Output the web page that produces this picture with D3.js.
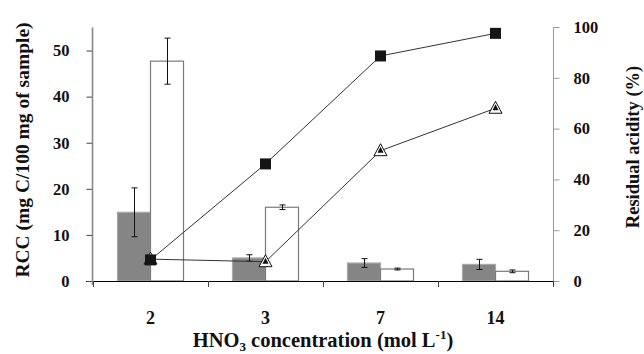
<!DOCTYPE html>
<html>
<head>
<meta charset="utf-8">
<script src="https://cdn.jsdelivr.net/npm/d3@7"></script>
<style>
  html, body { margin: 0; padding: 0; background: #fff; }
  svg text { font-family: "Liberation Serif", "Times New Roman", "DejaVu Serif", serif !important; font-weight: bold; }
</style>
</head>
<body>
<svg id="chart" width="644" height="354"></svg>
<script>
// ---- data ----
const categories = ["2", "3", "7", "14"];
const rccGrey = [14.9, 5.0, 3.9, 3.6];
const rccGreyErr = [5.3, 0.7, 0.95, 1.1];
const rccWhite = [47.7, 16.0, 2.6, 2.1];
const rccWhiteErr = [5.0, 0.5, 0.2, 0.3];
const acidSquares = [8.3, 46.1, 88.6, 97.5];
const acidTriangles = [8.6, 7.6, 51.3, 68.0];
const leftTicks = [0, 10, 20, 30, 40, 50];
const rightTicks = [0, 20, 40, 60, 80, 100];

const FONT = "'Liberation Serif', 'Times New Roman', 'DejaVu Serif', serif";
const svg = d3.select("#chart");

const x = d3.scaleBand().domain(categories).range([93, 553]).padding(0);
const xs = d3.scaleBand().domain(["grey", "white"]).range([0, x.bandwidth()])
  .paddingInner(0).paddingOuter(0.742);
const yL = d3.scaleLinear().domain([0, 55]).range([281, 27.5]);
const yR = d3.scaleLinear().domain([0, 100]).range([281, 27]);

// ---- bars ----
const barData = categories.map((c, i) => [
  { c, k: "grey", v: rccGrey[i], e: rccGreyErr[i] },
  { c, k: "white", v: rccWhite[i], e: rccWhiteErr[i] }
]).flat();

svg.append("g").selectAll("rect").data(barData).join("rect")
  .attr("x", d => x(d.c) + xs(d.k))
  .attr("y", d => yL(d.v))
  .attr("width", xs.bandwidth())
  .attr("height", d => yL(0) - yL(d.v))
  .attr("fill", d => d.k === "grey" ? "#858585" : "#fff")
  .attr("stroke", d => d.k === "grey" ? "#a8a8a8" : "#7a7a7a")
  .attr("stroke-width", 1.2);

// error bars
const eb = svg.append("g").attr("stroke", "#111").attr("stroke-width", 1);
barData.forEach(d => {
  const cx = Math.round(x(d.c) + xs(d.k) + xs.bandwidth() / 2) + 0.5;
  const y1 = yL(d.v + d.e), y2 = yL(d.v - d.e);
  eb.append("line").attr("x1", cx).attr("x2", cx).attr("y1", y1).attr("y2", y2);
  eb.append("line").attr("x1", cx - 3).attr("x2", cx + 3).attr("y1", y1).attr("y2", y1);
  eb.append("line").attr("x1", cx - 3).attr("x2", cx + 3).attr("y1", y2).attr("y2", y2);
});

// ---- axes ----
svg.append("line").attr("x1", 86).attr("x2", 553).attr("y1", yL(0) + 0.5).attr("y2", yL(0) + 0.5)
  .attr("stroke", "#000").attr("stroke-width", 1);

// left axis
const gL = svg.append("g").attr("transform", "translate(92.5,0)")
  .call(d3.axisLeft(yL).tickValues(leftTicks).tickSize(6).tickPadding(17).tickSizeOuter(0));
gL.attr("font-family", FONT);
gL.select(".domain").remove();
gL.selectAll(".tick line").attr("stroke", "#444");
gL.selectAll("text").attr("font-size", 16.5).attr("fill", "#111");
svg.append("line").attr("x1", 92.5).attr("x2", 92.5).attr("y1", yL(55)).attr("y2", 285)
  .attr("stroke", "#888").attr("stroke-width", 1.6);

// right axis
const gR = svg.append("g").attr("transform", "translate(553.5,0)")
  .call(d3.axisRight(yR).tickValues(rightTicks).tickSize(6).tickPadding(14).tickSizeOuter(0));
gR.attr("font-family", FONT);
gR.select(".domain").remove();
gR.selectAll(".tick line").attr("stroke", "#999");
gR.selectAll("text").attr("font-size", 16.5).attr("fill", "#111");
svg.append("line").attr("x1", 553.5).attr("x2", 553.5).attr("y1", yR(100)).attr("y2", 287)
  .attr("stroke", "#999").attr("stroke-width", 1);

// category boundary ticks
const bounds = categories.map(c => x(c)).concat([x(categories[categories.length - 1]) + x.bandwidth()]);
svg.append("g").selectAll("line").data(bounds).join("line")
  .attr("x1", d => Math.round(d) + 0.5).attr("x2", d => Math.round(d) + 0.5)
  .attr("y1", yL(0)).attr("y2", yL(0) + 6)
  .attr("stroke", "#444");

// category labels
const gX = svg.append("g").attr("transform", `translate(0,${yL(0)})`)
  .call(d3.axisBottom(x).tickSize(0).tickPadding(30));
gX.attr("font-family", FONT);
gX.select(".domain").remove();
gX.selectAll("text").attr("font-size", 18).attr("fill", "#111");

// ---- lines ----
const lineGen = d3.line().x((d, i) => x(categories[i]) + x.bandwidth() / 2).y(d => yR(d));
svg.append("path").datum(acidTriangles).attr("d", lineGen)
  .attr("fill", "none").attr("stroke", "#333").attr("stroke-width", 1);
svg.append("path").datum(acidSquares).attr("d", lineGen)
  .attr("fill", "none").attr("stroke", "#333").attr("stroke-width", 1);

// triangles
const tri = svg.append("g");
acidTriangles.forEach((v, i) => {
  const cx = x(categories[i]) + x.bandwidth() / 2, cy = yR(v);
  tri.append("path")
    .attr("d", `M${cx},${cy - 7}L${cx + 6.5},${cy + 5}L${cx - 6.5},${cy + 5}Z`)
    .attr("fill", "#fff").attr("stroke", "#111").attr("stroke-width", 1);
  tri.append("path")
    .attr("d", `M${cx},${cy - 4}L${cx + 3},${cy + 2}L${cx - 3},${cy + 2}Z`)
    .attr("fill", "#111");
});

// squares
svg.append("g").selectAll("rect").data(acidSquares).join("rect")
  .attr("x", (d, i) => x(categories[i]) + x.bandwidth() / 2 - 5.5)
  .attr("y", d => yR(d) - 5.5)
  .attr("width", 11).attr("height", 11)
  .attr("fill", "#151515");

// ---- titles ----
const xt = svg.append("text").attr("x", 323).attr("y", 347).attr("text-anchor", "middle")
  .attr("font-family", FONT).attr("font-size", 20.5).attr("fill", "#111");
xt.append("tspan").text("HNO");
xt.append("tspan").attr("font-size", 13).attr("dy", 4).text("3");
xt.append("tspan").attr("dy", -4).text(" concentration (mol L");
xt.append("tspan").attr("font-size", 13).attr("dy", -8).text("-1");
xt.append("tspan").attr("dy", 8).text(")");

svg.append("text").attr("transform", "translate(29,150) rotate(-90)").attr("text-anchor", "middle")
  .attr("font-family", FONT).attr("font-size", 19.5).attr("fill", "#111").text("RCC (mg C/100 mg of sample)");

svg.append("text").attr("transform", "translate(639,147) rotate(-90)").attr("text-anchor", "middle")
  .attr("font-family", FONT).attr("font-size", 18.5).attr("fill", "#111").text("Residual acidity (%)");
</script>
</body>
</html>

= = = = = = =

→ **What the exercise asks**:
Leave the pictures out and copy the rest of the data exactly.

→ **Result**:
Output the web page that produces this picture with D3.js.
<!DOCTYPE html>
<html>
<head>
<meta charset="utf-8">
<script src="https://cdn.jsdelivr.net/npm/d3@7"></script>
<style>
  html, body { margin: 0; padding: 0; background: #fff; }
  svg text { font-family: "Liberation Serif", "Times New Roman", "DejaVu Serif", serif !important; font-weight: bold; }
</style>
</head>
<body>
<svg id="chart" width="644" height="354"></svg>
<script>
// ---- data ----
const categories = ["2", "3", "7", "14"];
const rccGrey = [14.9, 5.0, 3.9, 3.6];
const rccGreyErr = [5.3, 0.7, 0.95, 1.1];
const rccWhite = [47.7, 16.0, 2.6, 2.1];
const rccWhiteErr = [5.0, 0.5, 0.2, 0.3];
const acidSquares = [8.3, 46.1, 88.6, 97.5];
const acidTriangles = [8.6, 7.6, 51.3, 68.0];
const leftTicks = [0, 10, 20, 30, 40, 50];
const rightTicks = [0, 20, 40, 60, 80, 100];

const FONT = "'Liberation Serif', 'Times New Roman', 'DejaVu Serif', serif";
const svg = d3.select("#chart");

const x = d3.scaleBand().domain(categories).range([93, 553]).padding(0);
const xs = d3.scaleBand().domain(["grey", "white"]).range([0, x.bandwidth()])
  .paddingInner(0).paddingOuter(0.742);
const yL = d3.scaleLinear().domain([0, 55]).range([281, 27.5]);
const yR = d3.scaleLinear().domain([0, 100]).range([281, 27]);

// ---- bars ----
const barData = categories.map((c, i) => [
  { c, k: "grey", v: rccGrey[i], e: rccGreyErr[i] },
  { c, k: "white", v: rccWhite[i], e: rccWhiteErr[i] }
]).flat();

svg.append("g").selectAll("rect").data(barData).join("rect")
  .attr("x", d => x(d.c) + xs(d.k))
  .attr("y", d => yL(d.v))
  .attr("width", xs.bandwidth())
  .attr("height", d => yL(0) - yL(d.v))
  .attr("fill", d => d.k === "grey" ? "#858585" : "#fff")
  .attr("stroke", d => d.k === "grey" ? "#a8a8a8" : "#7a7a7a")
  .attr("stroke-width", 1.2);

// error bars
const eb = svg.append("g").attr("stroke", "#111").attr("stroke-width", 1);
barData.forEach(d => {
  const cx = Math.round(x(d.c) + xs(d.k) + xs.bandwidth() / 2) + 0.5;
  const y1 = yL(d.v + d.e), y2 = yL(d.v - d.e);
  eb.append("line").attr("x1", cx).attr("x2", cx).attr("y1", y1).attr("y2", y2);
  eb.append("line").attr("x1", cx - 3).attr("x2", cx + 3).attr("y1", y1).attr("y2", y1);
  eb.append("line").attr("x1", cx - 3).attr("x2", cx + 3).attr("y1", y2).attr("y2", y2);
});

// ---- axes ----
svg.append("line").attr("x1", 86).attr("x2", 553).attr("y1", yL(0) + 0.5).attr("y2", yL(0) + 0.5)
  .attr("stroke", "#000").attr("stroke-width", 1);

// left axis
const gL = svg.append("g").attr("transform", "translate(92.5,0)")
  .call(d3.axisLeft(yL).tickValues(leftTicks).tickSize(6).tickPadding(17).tickSizeOuter(0));
gL.attr("font-family", FONT);
gL.select(".domain").remove();
gL.selectAll(".tick line").attr("stroke", "#444");
gL.selectAll("text").attr("font-size", 16.5).attr("fill", "#111");
svg.append("line").attr("x1", 92.5).attr("x2", 92.5).attr("y1", yL(55)).attr("y2", 285)
  .attr("stroke", "#888").attr("stroke-width", 1.6);

// right axis
const gR = svg.append("g").attr("transform", "translate(553.5,0)")
  .call(d3.axisRight(yR).tickValues(rightTicks).tickSize(6).tickPadding(14).tickSizeOuter(0));
gR.attr("font-family", FONT);
gR.select(".domain").remove();
gR.selectAll(".tick line").attr("stroke", "#999");
gR.selectAll("text").attr("font-size", 16.5).attr("fill", "#111");
svg.append("line").attr("x1", 553.5).attr("x2", 553.5).attr("y1", yR(100)).attr("y2", 287)
  .attr("stroke", "#999").attr("stroke-width", 1);

// category boundary ticks
const bounds = categories.map(c => x(c)).concat([x(categories[categories.length - 1]) + x.bandwidth()]);
svg.append("g").selectAll("line").data(bounds).join("line")
  .attr("x1", d => Math.round(d) + 0.5).attr("x2", d => Math.round(d) + 0.5)
  .attr("y1", yL(0)).attr("y2", yL(0) + 6)
  .attr("stroke", "#444");

// category labels
const gX = svg.append("g").attr("transform", `translate(0,${yL(0)})`)
  .call(d3.axisBottom(x).tickSize(0).tickPadding(30));
gX.attr("font-family", FONT);
gX.select(".domain").remove();
gX.selectAll("text").attr("font-size", 18).attr("fill", "#111");

// ---- lines ----
const lineGen = d3.line().x((d, i) => x(categories[i]) + x.bandwidth() / 2).y(d => yR(d));
svg.append("path").datum(acidTriangles).attr("d", lineGen)
  .attr("fill", "none").attr("stroke", "#333").attr("stroke-width", 1);
svg.append("path").datum(acidSquares).attr("d", lineGen)
  .attr("fill", "none").attr("stroke", "#333").attr("stroke-width", 1);

// triangles
const tri = svg.append("g");
acidTriangles.forEach((v, i) => {
  const cx = x(categories[i]) + x.bandwidth() / 2, cy = yR(v);
  tri.append("path")
    .attr("d", `M${cx},${cy - 7}L${cx + 6.5},${cy + 5}L${cx - 6.5},${cy + 5}Z`)
    .attr("fill", "#fff").attr("stroke", "#111").attr("stroke-width", 1);
  tri.append("path")
    .attr("d", `M${cx},${cy - 4}L${cx + 3},${cy + 2}L${cx - 3},${cy + 2}Z`)
    .attr("fill", "#111");
});

// squares
svg.append("g").selectAll("rect").data(acidSquares).join("rect")
  .attr("x", (d, i) => x(categories[i]) + x.bandwidth() / 2 - 5.5)
  .attr("y", d => yR(d) - 5.5)
  .attr("width", 11).attr("height", 11)
  .attr("fill", "#151515");

// ---- titles ----
const xt = svg.append("text").attr("x", 323).attr("y", 347).attr("text-anchor", "middle")
  .attr("font-family", FONT).attr("font-size", 20.5).attr("fill", "#111");
xt.append("tspan").text("HNO");
xt.append("tspan").attr("font-size", 13).attr("dy", 4).text("3");
xt.append("tspan").attr("dy", -4).text(" concentration (mol L");
xt.append("tspan").attr("font-size", 13).attr("dy", -8).text("-1");
xt.append("tspan").attr("dy", 8).text(")");

svg.append("text").attr("transform", "translate(29,150) rotate(-90)").attr("text-anchor", "middle")
  .attr("font-family", FONT).attr("font-size", 19.5).attr("fill", "#111").text("RCC (mg C/100 mg of sample)");

svg.append("text").attr("transform", "translate(639,147) rotate(-90)").attr("text-anchor", "middle")
  .attr("font-family", FONT).attr("font-size", 18.5).attr("fill", "#111").text("Residual acidity (%)");
</script>
</body>
</html>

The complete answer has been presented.